PEOPLE who keep exotic household pets in their homes and their importers are facing a clampdown.

Holyrood ministers have announced that a major review of the international pet trade regulations is to take place, which takes in snakes, lizards, crocodiles, monkeys and meerkats.

The news has been welcomed by animal welfare campaigners following a surge in the number of unregulated internet sales of various species.

Many of them are being abandoned because their owners cannot cope with the demands of owner such creatures.

Libby Anderson, Policy Director of the Edinburgh-based charity OneKind said they were delighted by the announcement

She said: "We're urging all parties to give this their full backing so that Scotland can take a lead in reforming the pet trade.

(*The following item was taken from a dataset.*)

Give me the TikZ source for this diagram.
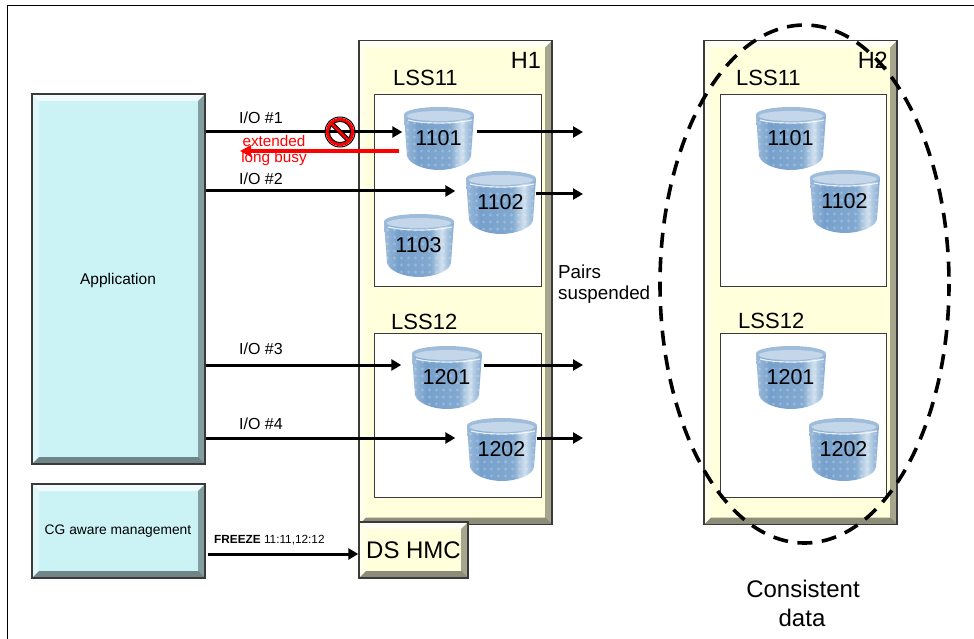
\documentclass[tikz,border=0pt]{standalone}
\usepackage{fontspec}
\setmainfont{Liberation Sans}
\usetikzlibrary{arrows.meta,calc,shapes.geometric}
\definecolor{cyanfill}{HTML}{CBF3F6}
\definecolor{creamfill}{HTML}{FFFFDC}
\definecolor{edgegray}{HTML}{3A3A3A}
\definecolor{diskA}{HTML}{9DBBDA}
\definecolor{diskB}{HTML}{76A0CC}
\definecolor{diskC}{HTML}{82A9D0}
\definecolor{diskD}{HTML}{CFE0EE}
\definecolor{diskE}{HTML}{8FB2D5}
\pgfdeclarehorizontalshading{diskbody}{100bp}{
 color(0bp)=(diskA);
 color(25bp)=(diskA);color(35bp)=(diskB);color(58bp)=(diskC);color(66bp)=(diskD);color(73bp)=(diskE);color(75bp)=(diskE);
 color(100bp)=(diskE)}
\tikzset{
 fs/.style={font=\fontsize{#1}{30}\selectfont,inner sep=0pt,text=black},
 bevel/.style={draw=edgegray,line width=1.4pt,fill=#1,inner sep=0pt,
  path picture={
   \def\ppb{path picture bounding box}
   \fill[white,opacity=.75] (\ppb.north west)--(\ppb.north east)--([shift={(-7pt,-7pt)}]\ppb.north east)--([shift={(7pt,-7pt)}]\ppb.north west)--cycle;
   \fill[white,opacity=.4] (\ppb.north west)--(\ppb.south west)--([shift={(7pt,7pt)}]\ppb.south west)--([shift={(7pt,-7pt)}]\ppb.north west)--cycle;
   \fill[black,opacity=.35] (\ppb.north east)--(\ppb.south east)--([shift={(-7pt,7pt)}]\ppb.south east)--([shift={(-7pt,-7pt)}]\ppb.north east)--cycle;
   \fill[black,opacity=.45] (\ppb.south west)--(\ppb.south east)--([shift={(-7pt,7pt)}]\ppb.south east)--([shift={(7pt,7pt)}]\ppb.south west)--cycle;
  }},
 lssbox/.style={draw=edgegray,line width=1pt,fill=white,inner sep=0pt},
 arr/.style={line width=3pt,-{Triangle[length=10pt,width=11pt]},black},
 redarr/.style={line width=3.4pt,-{Triangle[length=11pt,width=11pt]},red},
 disklabel/.style={minimum width=70pt,minimum height=65pt,inner sep=0pt,font=\fontsize{21.5}{25}\selectfont,text=black},
}
\newcommand{\diskat}[4]{%
 \begin{scope}[shift={(#2,#3)}]
  \begin{scope}
   \clip (0,9) -- (70,9) -- (67,50) .. controls (66,58) and (50,64) .. (35,64) .. controls (20,64) and (5,58) .. (3,50) -- cycle;
   \shade[shading=diskbody] (0,5) rectangle (70,66);
   \foreach \i in {0,...,9}{\foreach \j in {0,...,7}{
     \fill[white,opacity=.22] (3.5+\i*7,17+\j*7) circle (1.7);}}
  \end{scope}
  \fill[diskB!70!white] (35,8.5) ellipse [x radius=35,y radius=7.5];
  \fill[diskA!60!white] (35,10) ellipse [x radius=32,y radius=5];
  \draw[white,opacity=.8,line width=1.2pt] (4,14) .. controls (20,18) and (50,18) .. (68,14);
  \node[disklabel] (#1) at (34.5,32.5) {#4};
 \end{scope}}
\begin{document}
\begin{tikzpicture}[x=1pt,y=-1pt]
\useasboundingbox (0,0) rectangle (974,639);
% page frame
\draw[black,line width=1pt] (7.5,639) -- (7.5,5.5) -- (974,5.5);
% boxes
\node[bevel=cyanfill,minimum width=173pt,minimum height=370pt] (app) at (118.5,279) {};
\node[fs=15.5] (applabel) at (118,280) {Application};
\node[bevel=cyanfill,minimum width=173pt,minimum height=94pt] (cg) at (118.5,531) {};
\node[fs=13.8] (cglabel) at (118,531) {CG aware management};
\node[bevel=creamfill,minimum width=193pt,minimum height=484pt] (hone) at (455.5,282.5) {};
\node[bevel=creamfill,minimum width=193pt,minimum height=484pt] (htwo) at (800.5,282.5) {};
\node[bevel=creamfill,minimum width=109pt,minimum height=56pt] (hmc) at (413.5,550) {};
\node[fs=24] (hmclabel) at (413.5,550) {DS HMC};
\node[fs=23.5] (honelabel) at (526,60) {H1};
\node[fs=23.5,anchor=east] (htwolabel) at (888,60) {H2};
% LSS boxes
\node[lssbox,minimum width=167pt,minimum height=191pt] (aone) at (458,190.5) {};
\node[lssbox,minimum width=167pt,minimum height=164pt] (atwo) at (458,415) {};
\node[lssbox,minimum width=166pt,minimum height=191pt] (bone) at (803,190.5) {};
\node[lssbox,minimum width=166pt,minimum height=164pt] (btwo) at (803,415) {};
\node[fs=22,anchor=west] (laone) at (393,78) {LSS11};
\node[fs=22,anchor=west] (latwo) at (391,322) {LSS12};
\node[fs=22,anchor=west] (lbone) at (736,78) {LSS11};
\node[fs=22,anchor=west] (lbtwo) at (738,321) {LSS12};
% disks
\diskat{da}{404}{106}{1101}
\diskat{db}{466}{170}{1102}
\diskat{dc}{384}{213}{1103}
\diskat{dd}{412}{345}{1201}
\diskat{de}{467}{417}{1202}
\diskat{fa}{756}{106}{1101}
\diskat{fb}{810}{169}{1102}
\diskat{fd}{756}{345}{1201}
\diskat{fe}{809}{417}{1202}
% free ends
\coordinate (outa) at (583,132);
\coordinate (outb) at (583,194);
\coordinate (outd) at (583,365);
\coordinate (oute) at (583,438);
\coordinate (redend) at (240,151);
% connectors
\draw[arr] (app.east |- outa) -- ([shift={(-1pt,6.5pt)}]da.west);
\draw[arr] ([yshift=88pt]app.east) -- ([shift={(-10pt,11.5pt)}]db.west);
\draw[arr] (app.east |- outd) -- ([shift={(-10pt,12.5pt)}]dd.west);
\draw[arr] (app.east |- oute) -- ([shift={(-11pt,11.5pt)}]de.west);
\draw[arr] ([shift={(3pt,6.5pt)}]da.east) -- (outa);
\draw[arr] ([shift={(0pt,8.5pt)}]db.east) -- (outb);
\draw[arr] ([shift={(2pt,12.5pt)}]dd.east) -- (outd);
\draw[arr] ([shift={(0pt,11.5pt)}]de.east) -- (oute);
\draw[redarr] ([shift={(-4pt,-12.5pt)}]da.west) -- (redend);
\draw[arr] ([shift={(2pt,-23pt)}]cg.east) -- ([yshift=-4pt]hmc.west);
% texts
\node[fs=16,anchor=west] (ioa) at (239,118) {I/O \#1};
\node[fs=16,anchor=west] (iob) at (239,179) {I/O \#2};
\node[fs=16,anchor=west] (ioc) at (239,349) {I/O \#3};
\node[fs=16,anchor=west] (iod) at (239,424) {I/O \#4};
\node[fs=15.3,text=red] (ext) at (274,141) {extended};
\node[fs=15.3,text=red] (lb) at (274,159) {long busy};
\node[fs=11.8,anchor=west] (frz) at (214,540) {\textbf{FREEZE} 11:11,12:12};
\node[fs=18.8,anchor=west] (pairs) at (558,272) {Pairs};
\node[fs=18.8,anchor=west] (susp) at (558,295) {suspended};
\node[fs=24] (cons) at (803,589) {Consistent};
\node[fs=24] (cdata) at (802,618) {data};
% prohibition sign
\draw[black,line width=1pt] (340,132) circle (15);
\draw[red,line width=3.4pt] (340,132) circle (12.6);
\draw[black,line width=1pt] (340,132) circle (10.6);
\draw[black,line width=4.6pt] (332.5,124.5) -- (347.5,139.5);
\draw[red,line width=2.8pt] (332.5,124.5) -- (347.5,139.5);
% consistency ellipse
\draw[black,line width=3.6pt,dash pattern=on 15pt off 9.5pt,dash phase=3pt] (804.5,284) ellipse [x radius=144.5,y radius=259];
\end{tikzpicture}
\end{document}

"This is an area of huge concern due to the animal welfare and conservation issues surrounding exotic, non-domesticated pets, which are exacerbated by the massive increase in online and internet sales."

The pet trade involves more than 1,000 species of mammals, birds, invertebrates, reptiles and amphibians, and hundreds of fish species.

The legislation which covers pet trading pre-dates the internet which is where the vast majority of these sales take place. Internet sales of exotic, non-domesticated animals include a wide range of species which are wholly unsuitable to being kept as pets including monkeys, meerkats, raccoons and raccoon dogs, iguanas, chameleons, boas and pythons.

This has led to a number of cases of abandonment of exotic species recently in Scotland which are highlighted in a report by OneKind

Environment Minister, Richard Lochhead MSP said: "There is an increasing desire across Europe, including in Scotland, to keep exotic pets," he said.

"There are potential threats to animal health and welfare, human health and our native species that accompany this trend and merit serious investigation," he added. "I feel that perhaps more can be done to protect not only the exotic animals that are being brought into the country, but our own native animals and environment."

Raccoons, possums, iguanas, chameleons, pythons, boas, pygmy hedgehogs, turtles and many others are on sale on the internet. In Scotland, a series of unusual animals have recently been found abandoned by their owners, including bearded dragons, a Chinese water dragon, corn snakes, terrapins and a six-foot boa constrictor.

Campaigners want to limit the number of species that can be kept as pets by introducing a "positive list", as has been done in Belgium and the Netherlands. But this is fiercely opposed by exotic pet traders, who've launched a 'hands off my hobby' counter-campaign.

Chris Newman, chair of the Reptile and Exotic Pet Trade Association said: Reducing choice of pet will lead to more owners choosing a pet which is unsuited to their circumstances, with an inevitable increase in animals being abandoned or in need of rehoming."

The Ornamental Aquatic Trade Association estimated that pet fish were kept in quarter of a million homes in Scotland, keeping 1,000 people in jobs and putting £40 million a year into the economy.